> **Given information**
- - - - -

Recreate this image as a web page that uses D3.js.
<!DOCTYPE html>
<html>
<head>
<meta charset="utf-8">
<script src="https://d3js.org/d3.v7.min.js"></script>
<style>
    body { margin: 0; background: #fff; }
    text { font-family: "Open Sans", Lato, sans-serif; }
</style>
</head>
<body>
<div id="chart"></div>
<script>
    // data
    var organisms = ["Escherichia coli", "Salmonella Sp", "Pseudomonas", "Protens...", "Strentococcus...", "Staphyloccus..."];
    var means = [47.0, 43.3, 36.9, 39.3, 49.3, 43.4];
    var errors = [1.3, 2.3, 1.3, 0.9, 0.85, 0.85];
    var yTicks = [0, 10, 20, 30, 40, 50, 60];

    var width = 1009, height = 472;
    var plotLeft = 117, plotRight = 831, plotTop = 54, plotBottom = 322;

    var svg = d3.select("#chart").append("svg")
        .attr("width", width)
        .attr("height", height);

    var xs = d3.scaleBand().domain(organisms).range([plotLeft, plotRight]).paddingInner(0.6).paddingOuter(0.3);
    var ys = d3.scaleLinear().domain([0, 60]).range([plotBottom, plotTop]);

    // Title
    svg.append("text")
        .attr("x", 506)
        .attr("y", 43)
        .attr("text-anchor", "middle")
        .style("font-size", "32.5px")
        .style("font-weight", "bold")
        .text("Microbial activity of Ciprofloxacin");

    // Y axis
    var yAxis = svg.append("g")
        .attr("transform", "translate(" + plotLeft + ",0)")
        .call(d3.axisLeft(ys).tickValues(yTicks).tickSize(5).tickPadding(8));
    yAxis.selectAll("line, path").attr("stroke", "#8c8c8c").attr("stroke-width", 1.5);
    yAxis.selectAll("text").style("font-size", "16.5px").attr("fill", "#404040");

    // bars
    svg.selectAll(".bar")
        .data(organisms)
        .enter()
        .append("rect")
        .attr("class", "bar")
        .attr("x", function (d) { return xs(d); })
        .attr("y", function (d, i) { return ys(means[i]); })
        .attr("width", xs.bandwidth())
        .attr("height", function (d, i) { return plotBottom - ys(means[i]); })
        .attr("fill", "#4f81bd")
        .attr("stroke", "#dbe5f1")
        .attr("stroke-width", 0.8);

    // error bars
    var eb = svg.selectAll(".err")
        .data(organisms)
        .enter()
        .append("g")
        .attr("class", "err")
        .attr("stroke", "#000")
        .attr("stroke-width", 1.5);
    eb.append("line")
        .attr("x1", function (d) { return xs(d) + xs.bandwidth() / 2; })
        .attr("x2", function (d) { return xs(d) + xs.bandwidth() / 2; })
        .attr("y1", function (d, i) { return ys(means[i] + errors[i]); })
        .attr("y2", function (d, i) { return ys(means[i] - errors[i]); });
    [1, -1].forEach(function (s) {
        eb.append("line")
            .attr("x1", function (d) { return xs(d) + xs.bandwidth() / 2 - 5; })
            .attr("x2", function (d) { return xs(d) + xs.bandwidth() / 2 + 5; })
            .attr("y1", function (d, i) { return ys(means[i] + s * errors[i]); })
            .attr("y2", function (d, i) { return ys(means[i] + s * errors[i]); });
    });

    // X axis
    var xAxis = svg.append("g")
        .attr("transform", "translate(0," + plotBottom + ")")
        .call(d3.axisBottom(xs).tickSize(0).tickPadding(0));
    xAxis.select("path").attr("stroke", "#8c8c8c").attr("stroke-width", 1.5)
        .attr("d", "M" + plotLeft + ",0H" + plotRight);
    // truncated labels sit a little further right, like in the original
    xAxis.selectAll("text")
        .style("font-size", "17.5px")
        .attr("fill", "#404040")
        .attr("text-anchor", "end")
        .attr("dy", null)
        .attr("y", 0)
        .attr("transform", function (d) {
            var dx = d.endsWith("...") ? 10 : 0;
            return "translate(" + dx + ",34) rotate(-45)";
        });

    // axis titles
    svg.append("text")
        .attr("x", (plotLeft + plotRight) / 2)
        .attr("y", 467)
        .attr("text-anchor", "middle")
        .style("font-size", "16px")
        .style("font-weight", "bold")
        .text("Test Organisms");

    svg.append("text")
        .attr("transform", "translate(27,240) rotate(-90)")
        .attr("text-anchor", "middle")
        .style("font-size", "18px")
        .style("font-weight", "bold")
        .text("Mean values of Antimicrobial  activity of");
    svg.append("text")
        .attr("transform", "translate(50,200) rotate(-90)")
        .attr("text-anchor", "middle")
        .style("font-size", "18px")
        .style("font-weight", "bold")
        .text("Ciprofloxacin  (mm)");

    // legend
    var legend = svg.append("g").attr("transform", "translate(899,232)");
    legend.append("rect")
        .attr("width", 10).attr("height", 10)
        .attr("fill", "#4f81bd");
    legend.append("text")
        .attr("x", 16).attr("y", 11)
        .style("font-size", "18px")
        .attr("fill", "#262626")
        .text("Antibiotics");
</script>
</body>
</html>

- - - - -

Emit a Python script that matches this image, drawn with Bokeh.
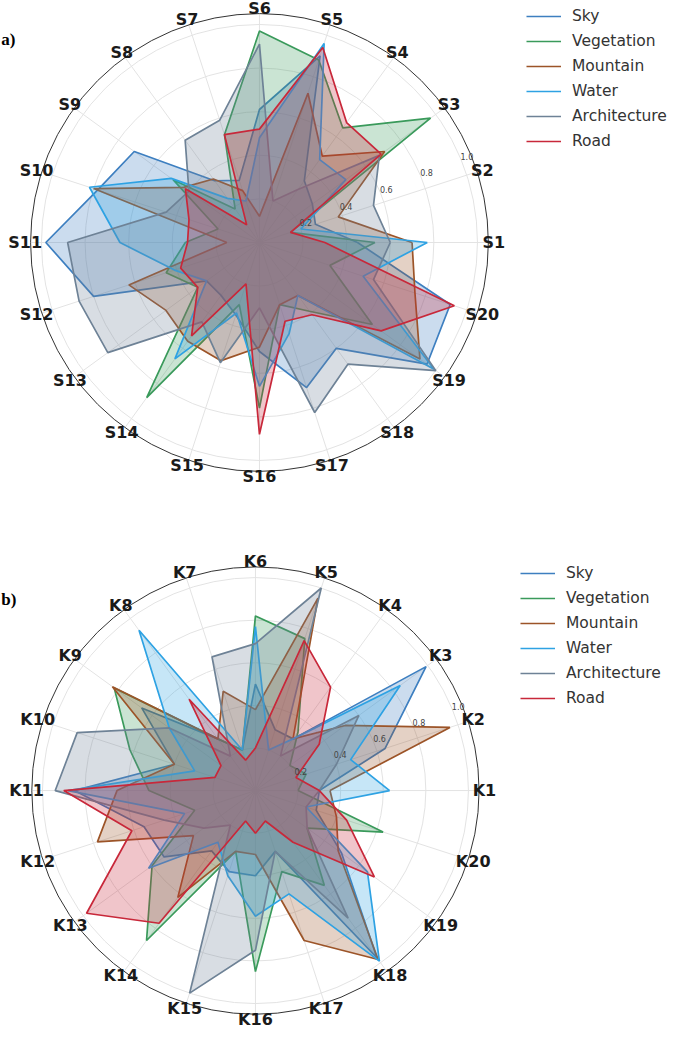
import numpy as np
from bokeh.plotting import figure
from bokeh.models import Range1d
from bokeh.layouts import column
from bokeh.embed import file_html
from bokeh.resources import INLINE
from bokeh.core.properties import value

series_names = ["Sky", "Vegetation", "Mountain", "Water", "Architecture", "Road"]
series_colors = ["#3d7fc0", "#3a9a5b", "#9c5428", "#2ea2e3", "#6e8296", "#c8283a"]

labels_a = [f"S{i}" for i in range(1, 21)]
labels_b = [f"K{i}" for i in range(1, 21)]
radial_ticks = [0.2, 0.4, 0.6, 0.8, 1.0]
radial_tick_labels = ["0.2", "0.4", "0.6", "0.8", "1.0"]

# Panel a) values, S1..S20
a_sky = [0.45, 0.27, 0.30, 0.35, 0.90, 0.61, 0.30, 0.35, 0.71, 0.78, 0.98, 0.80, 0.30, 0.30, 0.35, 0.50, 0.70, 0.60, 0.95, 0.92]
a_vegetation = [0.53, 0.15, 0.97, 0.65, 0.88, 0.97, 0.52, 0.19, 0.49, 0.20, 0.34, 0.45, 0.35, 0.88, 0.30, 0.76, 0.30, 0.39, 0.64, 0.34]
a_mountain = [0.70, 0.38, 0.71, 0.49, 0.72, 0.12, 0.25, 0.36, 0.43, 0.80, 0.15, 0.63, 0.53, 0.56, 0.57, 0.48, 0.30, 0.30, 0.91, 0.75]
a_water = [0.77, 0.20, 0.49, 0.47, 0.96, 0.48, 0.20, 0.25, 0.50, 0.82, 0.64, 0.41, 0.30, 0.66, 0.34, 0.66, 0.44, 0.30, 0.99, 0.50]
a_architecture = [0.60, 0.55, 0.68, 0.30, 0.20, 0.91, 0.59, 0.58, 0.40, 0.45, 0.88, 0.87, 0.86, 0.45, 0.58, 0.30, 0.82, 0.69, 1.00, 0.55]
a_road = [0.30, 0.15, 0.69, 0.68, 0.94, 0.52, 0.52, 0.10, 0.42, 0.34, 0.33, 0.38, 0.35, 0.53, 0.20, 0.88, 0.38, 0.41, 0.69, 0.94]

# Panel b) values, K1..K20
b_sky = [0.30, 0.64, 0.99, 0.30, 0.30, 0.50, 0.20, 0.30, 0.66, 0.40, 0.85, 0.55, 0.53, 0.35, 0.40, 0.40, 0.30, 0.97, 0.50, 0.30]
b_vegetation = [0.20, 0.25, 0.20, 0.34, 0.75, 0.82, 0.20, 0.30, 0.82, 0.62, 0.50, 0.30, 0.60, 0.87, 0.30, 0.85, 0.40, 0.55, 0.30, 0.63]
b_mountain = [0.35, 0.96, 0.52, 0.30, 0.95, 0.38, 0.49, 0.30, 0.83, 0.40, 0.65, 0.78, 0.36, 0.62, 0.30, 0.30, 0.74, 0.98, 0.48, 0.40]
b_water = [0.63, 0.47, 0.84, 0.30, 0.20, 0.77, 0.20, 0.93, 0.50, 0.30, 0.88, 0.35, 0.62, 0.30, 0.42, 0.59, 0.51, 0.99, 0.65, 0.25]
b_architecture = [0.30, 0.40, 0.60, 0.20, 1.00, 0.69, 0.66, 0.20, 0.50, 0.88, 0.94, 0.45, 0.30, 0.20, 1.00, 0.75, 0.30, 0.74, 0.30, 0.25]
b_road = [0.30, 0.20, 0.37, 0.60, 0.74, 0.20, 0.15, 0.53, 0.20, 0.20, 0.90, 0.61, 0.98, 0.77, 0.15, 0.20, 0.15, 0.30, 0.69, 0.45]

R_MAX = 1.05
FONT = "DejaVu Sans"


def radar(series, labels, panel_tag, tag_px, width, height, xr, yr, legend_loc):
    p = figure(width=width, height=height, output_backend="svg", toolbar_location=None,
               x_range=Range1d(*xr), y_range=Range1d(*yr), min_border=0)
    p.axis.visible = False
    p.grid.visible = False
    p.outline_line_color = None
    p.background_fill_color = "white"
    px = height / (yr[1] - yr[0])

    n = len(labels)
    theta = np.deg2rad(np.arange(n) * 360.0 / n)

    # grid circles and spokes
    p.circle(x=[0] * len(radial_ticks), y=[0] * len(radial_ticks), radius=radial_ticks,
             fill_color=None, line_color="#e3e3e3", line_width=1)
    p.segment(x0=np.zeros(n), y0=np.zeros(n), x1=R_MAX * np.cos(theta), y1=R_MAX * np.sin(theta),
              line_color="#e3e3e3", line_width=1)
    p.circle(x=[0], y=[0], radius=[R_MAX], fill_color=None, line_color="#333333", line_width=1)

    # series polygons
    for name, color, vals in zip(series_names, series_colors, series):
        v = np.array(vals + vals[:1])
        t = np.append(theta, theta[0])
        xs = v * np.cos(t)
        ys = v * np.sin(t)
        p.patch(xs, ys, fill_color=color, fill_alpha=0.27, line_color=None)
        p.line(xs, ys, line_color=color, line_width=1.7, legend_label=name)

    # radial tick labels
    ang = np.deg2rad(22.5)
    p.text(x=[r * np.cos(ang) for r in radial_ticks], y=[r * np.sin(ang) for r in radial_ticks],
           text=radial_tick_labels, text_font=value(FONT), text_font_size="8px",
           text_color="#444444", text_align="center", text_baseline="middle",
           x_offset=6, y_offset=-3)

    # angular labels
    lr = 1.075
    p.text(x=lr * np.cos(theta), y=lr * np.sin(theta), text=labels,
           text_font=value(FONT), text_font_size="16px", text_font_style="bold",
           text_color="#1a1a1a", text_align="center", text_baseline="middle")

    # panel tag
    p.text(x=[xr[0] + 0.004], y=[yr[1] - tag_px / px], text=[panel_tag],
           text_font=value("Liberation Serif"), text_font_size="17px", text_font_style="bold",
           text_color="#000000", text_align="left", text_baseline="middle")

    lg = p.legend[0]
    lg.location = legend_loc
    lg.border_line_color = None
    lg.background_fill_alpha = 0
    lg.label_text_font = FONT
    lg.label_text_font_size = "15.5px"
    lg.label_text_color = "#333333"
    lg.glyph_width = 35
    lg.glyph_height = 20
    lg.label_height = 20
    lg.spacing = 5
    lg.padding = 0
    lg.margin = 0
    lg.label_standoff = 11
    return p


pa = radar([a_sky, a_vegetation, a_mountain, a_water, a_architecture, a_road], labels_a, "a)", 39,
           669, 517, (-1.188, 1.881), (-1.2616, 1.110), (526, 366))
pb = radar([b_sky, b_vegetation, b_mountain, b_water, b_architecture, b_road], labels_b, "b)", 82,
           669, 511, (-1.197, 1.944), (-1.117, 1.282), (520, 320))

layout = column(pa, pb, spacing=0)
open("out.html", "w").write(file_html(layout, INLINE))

- - - - -

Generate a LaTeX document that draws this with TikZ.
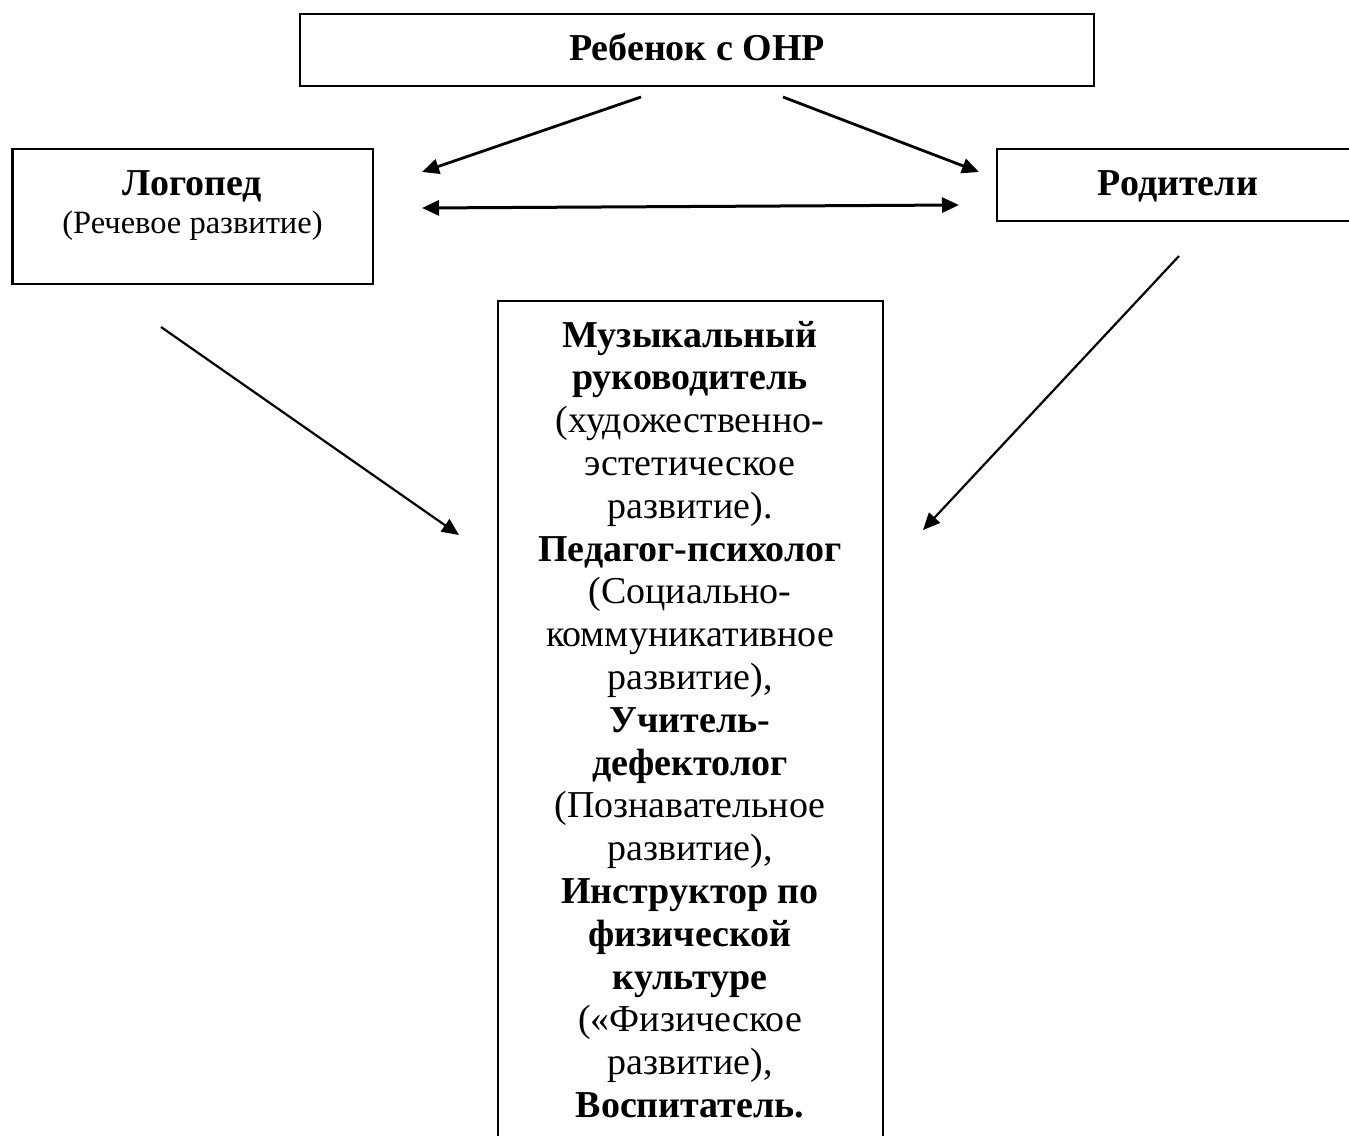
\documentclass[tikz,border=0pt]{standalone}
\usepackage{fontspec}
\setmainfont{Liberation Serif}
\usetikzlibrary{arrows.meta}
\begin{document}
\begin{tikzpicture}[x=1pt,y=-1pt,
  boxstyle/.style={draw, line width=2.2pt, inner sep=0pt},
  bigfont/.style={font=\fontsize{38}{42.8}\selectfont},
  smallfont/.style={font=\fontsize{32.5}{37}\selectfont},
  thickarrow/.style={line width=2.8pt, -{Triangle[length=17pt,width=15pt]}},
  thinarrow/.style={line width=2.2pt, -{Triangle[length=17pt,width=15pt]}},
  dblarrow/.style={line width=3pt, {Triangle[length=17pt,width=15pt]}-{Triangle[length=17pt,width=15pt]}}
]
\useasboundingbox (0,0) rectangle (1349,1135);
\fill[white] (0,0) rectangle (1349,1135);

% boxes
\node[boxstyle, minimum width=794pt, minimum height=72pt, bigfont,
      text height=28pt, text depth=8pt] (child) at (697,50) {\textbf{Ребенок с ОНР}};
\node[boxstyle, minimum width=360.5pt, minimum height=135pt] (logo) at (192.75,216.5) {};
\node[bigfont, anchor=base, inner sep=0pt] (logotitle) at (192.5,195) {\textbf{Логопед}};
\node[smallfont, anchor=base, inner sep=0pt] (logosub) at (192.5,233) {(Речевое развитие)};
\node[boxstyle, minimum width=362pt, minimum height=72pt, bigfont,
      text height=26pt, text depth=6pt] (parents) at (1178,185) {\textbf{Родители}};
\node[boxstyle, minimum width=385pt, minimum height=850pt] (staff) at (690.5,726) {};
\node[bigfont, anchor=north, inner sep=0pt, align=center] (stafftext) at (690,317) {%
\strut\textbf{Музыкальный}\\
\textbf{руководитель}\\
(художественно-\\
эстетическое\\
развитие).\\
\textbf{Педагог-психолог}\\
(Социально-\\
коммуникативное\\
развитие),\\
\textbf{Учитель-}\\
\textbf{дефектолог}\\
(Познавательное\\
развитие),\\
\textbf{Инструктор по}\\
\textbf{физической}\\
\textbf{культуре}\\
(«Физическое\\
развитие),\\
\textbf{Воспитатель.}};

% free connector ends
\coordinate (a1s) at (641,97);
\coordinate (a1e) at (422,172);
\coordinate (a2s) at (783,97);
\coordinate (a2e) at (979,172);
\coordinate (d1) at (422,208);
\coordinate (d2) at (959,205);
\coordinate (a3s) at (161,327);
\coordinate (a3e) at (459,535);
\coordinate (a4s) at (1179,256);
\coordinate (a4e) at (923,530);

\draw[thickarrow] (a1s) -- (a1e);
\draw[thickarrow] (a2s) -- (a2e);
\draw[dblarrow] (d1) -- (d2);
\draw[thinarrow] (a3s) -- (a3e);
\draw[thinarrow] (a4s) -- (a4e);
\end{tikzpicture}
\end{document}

- - - - -

Copy exactly the stretch of lines that starts at the line holding "Emit a Python" and ends at the line holding "0.41, 0.69, 0.94]". Drop the pictures.

> **Answer to this task**
Emit a Python script that matches this image, drawn with Bokeh.
import numpy as np
from bokeh.plotting import figure
from bokeh.models import Range1d
from bokeh.layouts import column
from bokeh.embed import file_html
from bokeh.resources import INLINE
from bokeh.core.properties import value

series_names = ["Sky", "Vegetation", "Mountain", "Water", "Architecture", "Road"]
series_colors = ["#3d7fc0", "#3a9a5b", "#9c5428", "#2ea2e3", "#6e8296", "#c8283a"]

labels_a = [f"S{i}" for i in range(1, 21)]
labels_b = [f"K{i}" for i in range(1, 21)]
radial_ticks = [0.2, 0.4, 0.6, 0.8, 1.0]
radial_tick_labels = ["0.2", "0.4", "0.6", "0.8", "1.0"]

# Panel a) values, S1..S20
a_sky = [0.45, 0.27, 0.30, 0.35, 0.90, 0.61, 0.30, 0.35, 0.71, 0.78, 0.98, 0.80, 0.30, 0.30, 0.35, 0.50, 0.70, 0.60, 0.95, 0.92]
a_vegetation = [0.53, 0.15, 0.97, 0.65, 0.88, 0.97, 0.52, 0.19, 0.49, 0.20, 0.34, 0.45, 0.35, 0.88, 0.30, 0.76, 0.30, 0.39, 0.64, 0.34]
a_mountain = [0.70, 0.38, 0.71, 0.49, 0.72, 0.12, 0.25, 0.36, 0.43, 0.80, 0.15, 0.63, 0.53, 0.56, 0.57, 0.48, 0.30, 0.30, 0.91, 0.75]
a_water = [0.77, 0.20, 0.49, 0.47, 0.96, 0.48, 0.20, 0.25, 0.50, 0.82, 0.64, 0.41, 0.30, 0.66, 0.34, 0.66, 0.44, 0.30, 0.99, 0.50]
a_architecture = [0.60, 0.55, 0.68, 0.30, 0.20, 0.91, 0.59, 0.58, 0.40, 0.45, 0.88, 0.87, 0.86, 0.45, 0.58, 0.30, 0.82, 0.69, 1.00, 0.55]
a_road = [0.30, 0.15, 0.69, 0.68, 0.94, 0.52, 0.52, 0.10, 0.42, 0.34, 0.33, 0.38, 0.35, 0.53, 0.20, 0.88, 0.38, 0.41, 0.69, 0.94]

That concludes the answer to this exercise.